2005年7月4日(月)「しんぶん赤旗」

医療事故

紛争処理制度検討へ

厚労省 裁判以外の方法探る


 医療事故をめぐる紛争を裁判によらないで解決する制度について、厚生労働省が具体的に検討を始めることが三日までに分かりました。六月二十九日の社会保障審議会医療部会で方針が示され、七月中にも研究班を発足させる予定。制度の創設は二〇一〇年度を目安としています。

 医療紛争の処理は、当事者による示談か裁判が主な枠組みになっています。医療情報をもたない患者にとって立証責任が必要な裁判は、時間と費用がかかり、苦痛を与えます。

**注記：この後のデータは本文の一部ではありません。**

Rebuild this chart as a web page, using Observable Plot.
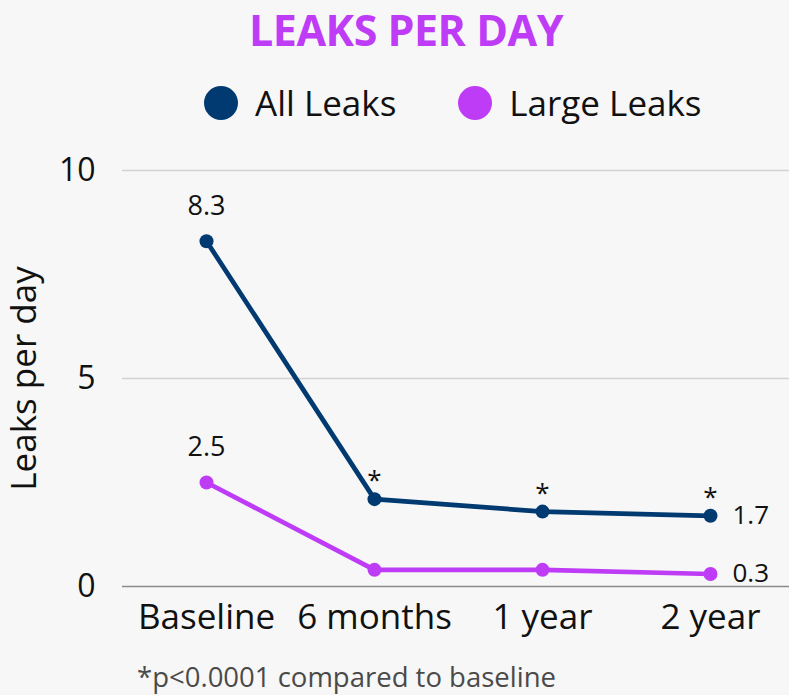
<!DOCTYPE html>
<html>
<head>
<meta charset="utf-8">
<script src="https://cdn.jsdelivr.net/npm/d3@7"></script>
<script src="https://cdn.jsdelivr.net/npm/@observablehq/plot@0.6"></script>
<style>
  html, body { margin: 0; padding: 0; background: #f7f7f7; }
  body { width: 789px; height: 695px; position: relative; overflow: hidden; font-family: "Open Sans", sans-serif; }
  #title { position: absolute; left: 406px; top: 0; transform: translateX(-50%); font-weight: 700; font-size: 43px; color: #bf3cf6; letter-spacing: -0.5px; white-space: nowrap; }
  #legend { position: absolute; left: 204px; top: 79px; display: flex; align-items: center; font-size: 35px; color: #111; white-space: nowrap; }
  .sw { width: 34px; height: 34px; border-radius: 50%; display: inline-block; margin-right: 17px; }
  .item { display: flex; align-items: center; margin-right: 62px; }
  #chart { position: absolute; left: 0; top: 140px; }
  #foot { position: absolute; left: 137px; top: 658px; font-size: 27.5px; color: #4a4a4a; white-space: nowrap; }
</style>
</head>
<body>
<div id="title">LEAKS PER DAY</div>
<div id="legend"></div>
<div id="chart"></div>
<div id="foot">*p&lt;0.0001 compared to baseline</div>
<script>
const categories = ["Baseline", "6 months", "1 year", "2 year"];
const seriesNames = ["All Leaks", "Large Leaks"];
const seriesColors = ["#003a70", "#bf3cf6"];
const allLeaks = [8.3, 2.1, 1.8, 1.7];
const largeLeaks = [2.5, 0.4, 0.4, 0.3];
const significance = ["", "*", "*", "*"];
const yTicks = [0, 5, 10];

const rows = [];
categories.forEach((c, i) => {
  rows.push({cat: c, series: seriesNames[0], value: allLeaks[i], sig: significance[i], idx: i});
  rows.push({cat: c, series: seriesNames[1], value: largeLeaks[i], sig: "", idx: i});
});
const last = categories.length - 1;

// legend
const legend = document.getElementById("legend");
seriesNames.forEach((s, i) => {
  const it = document.createElement("div");
  it.className = "item";
  it.innerHTML = `<span class="sw" style="background:${seriesColors[i]}"></span><span>${s}</span>`;
  legend.appendChild(it);
});

const chart = Plot.plot({
  width: 789,
  height: 510,
  marginLeft: 122,
  marginRight: 0,
  marginTop: 30,
  marginBottom: 64,
  style: {fontFamily: "Open Sans, sans-serif", fontSize: "32px", color: "#111", background: "transparent", overflow: "visible"},
  x: {type: "point", domain: categories, range: [206, 710], padding: 0},
  y: {domain: [0, 10]},
  color: {domain: seriesNames, range: seriesColors},
  marks: [
    Plot.ruleY(yTicks.filter(d => d > 0), {stroke: "#d2d2d2", strokeWidth: 1.5}),
    Plot.ruleY([0], {stroke: "#8a8a8a", strokeWidth: 1.5}),
    Plot.axisX({tickSize: 0, tickPadding: 18, fontSize: 35, label: null, fill: "#111"}),
    Plot.axisY({ticks: yTicks, tickSize: 0, tickPadding: 27, fontSize: 32, fill: "#111", label: null}),
    Plot.axisY({ticks: [], tickSize: 0, fontSize: 35, fill: "#111",
      label: "Leaks per day", labelAnchor: "center", labelArrow: "none", labelOffset: 111}),
    Plot.line(rows, {x: "cat", y: "value", stroke: "series", strokeWidth: 4.7}),
    Plot.dot(rows, {x: "cat", y: "value", fill: "series", r: 7}),
    Plot.text(rows.filter(d => d.idx === 0), {x: "cat", y: "value", text: d => d.value.toFixed(1), dy: -35, fontSize: 27, fill: "#111"}),
    Plot.text(rows.filter(d => d.idx === last), {x: "cat", y: "value", text: d => d.value.toFixed(1), dx: 22, textAnchor: "start", fontSize: 26, fill: "#111"}),
    Plot.text(rows.filter(d => d.sig), {x: "cat", y: "value", text: "sig", dy: -18, fontSize: 26, fill: "#111"})
  ]
});
document.getElementById("chart").appendChild(chart);
</script>
</body>
</html>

医療機関にとっても裁判は、過失や損害賠償など法律上の責任を追及されますが、事故の原因究明や再発防止策にはなりません。

 そのため、第三者機関による原因究明をふまえ、裁判外による中立的な紛争処理、速やかに患者を救済する制度を求める声は高まっていました。

 厚労省に裁判外処理機関の設立を要望してきた全日本民主医療機関連合会は、「医療の安全性・質を高め、国民から信頼される医療を実現するために同機関は必要。運営のための財源や人選について、特定の団体や企業の影響をうけず、患者の声も反映できる公正・中立な機関を国や自治体が責任をもって確立すること」としています。